Der Historiker Paul Nolte sieht in den hohen Wahlergebnissen der AfD in Brandenburg und Sachsen ein spezifisches Phänomen im Osten. Im Moment sehe man in Polen, Ungarn und anderen früheren kommunistischen Staaten wie der früheren DDR einen "nationalistischen Rückschlag", sagte der Professor für Neuere Geschichte dem Evangelischen Pressedienst (epd). Er verglich deren Situation mit der in den Südstaaten nach dem Bürgerkrieg in den USA: "30 Jahre danach, Mitte der 1890er Jahre, kam in den Südstaaten der Widerstand gegen die Überformung aus dem Norden, gegen die liberalen Zumutungen auf und auch der Rassismus erreichte einen neuen Höhepunkt."

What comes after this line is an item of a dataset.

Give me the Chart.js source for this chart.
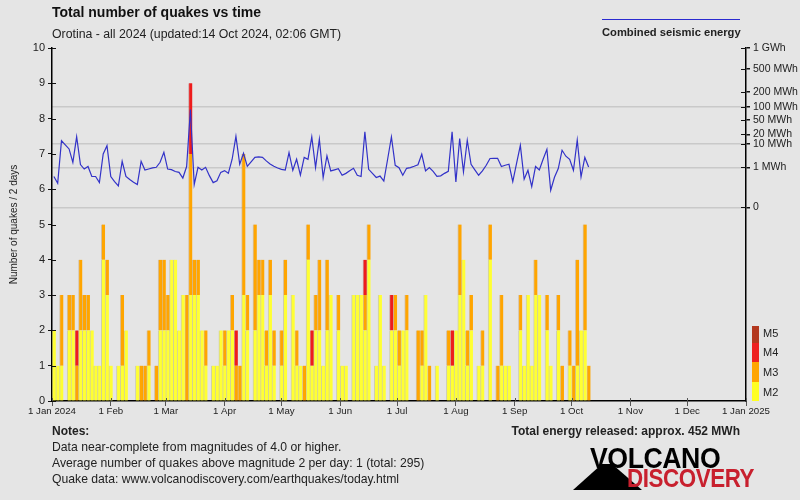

Etwas Ähnliches sehe man in Deutschland seit 1989 "mit der asymmetrischen Situation der Regelsetzung durch den 'Sieger der Geschichte', den mentalen Wunden und der illiberalen Gegenreaktion", sagte er. Teile der Bevölkerung täten sich noch immer schwer mit einer bunteren Gesellschaft, "das aber nicht nur im Osten". Der Professor am Friedrich-Meinecke-Institut der Freien Universität Berlin plädierte dafür, nicht pauschal von "dem" Osten zu sprechen. "Auch 25 Prozent AfD-Wähler sind nicht 'der' Osten", sagte Nolte.

Um nationalistischen Tendenzen zu begegnen, muss man nach seiner Einschätzung genauer hinschauen: "Bei der Wahlgeografie in Brandenburg und Sachsen ist auffällig, dass es eine West-Ost-Differenz in den Ländern selbst gibt", sagte er. Die Zahl der AfD-Wähler sei weiter weg von den Städten und den Verkehrsachsen nach Westen höher. "Die östliche Peripherie ist politisch und kulturell in besonderer Weise vernachlässigt worden, und ökonomisch benachteiligt", sagte Nolte. Dort fühlten sich die Menschen abgehängt.

Der Historiker plädierte dafür, Erfahrungen der Ostdeutschen stärker wahrzunehmen. "Es gibt eine dominierende westdeutsche Erzählung, die ein Stück weit dem Verlauf der Dinge geschuldet ist", sagte er. Die Asymmetrie sei unvermeidlich, "denn der Kommunismus hatte abgewirtschaftet und nicht die Ordnung des Grundgesetzes". Man müsse aber aus der "normativen Falle" herauskommen. "Lebensgeschichten der DDR zu erzählen und plausibel zu machen, heißt ja nicht, das Honecker-Regime zu rechtfertigen", sagte er.

An mancher Stelle könne der Osten sogar selbstbewusster Positives von sich sagen, "etwa bei der Frage der Gleichberechtigung der Geschlechter, der Berufstätigkeit von Frauen oder der Kinderbetreuung". "Da haben wir in den vergangenen 30 Jahren in ganz Deutschland vom Osten gelernt", sagte Nolte.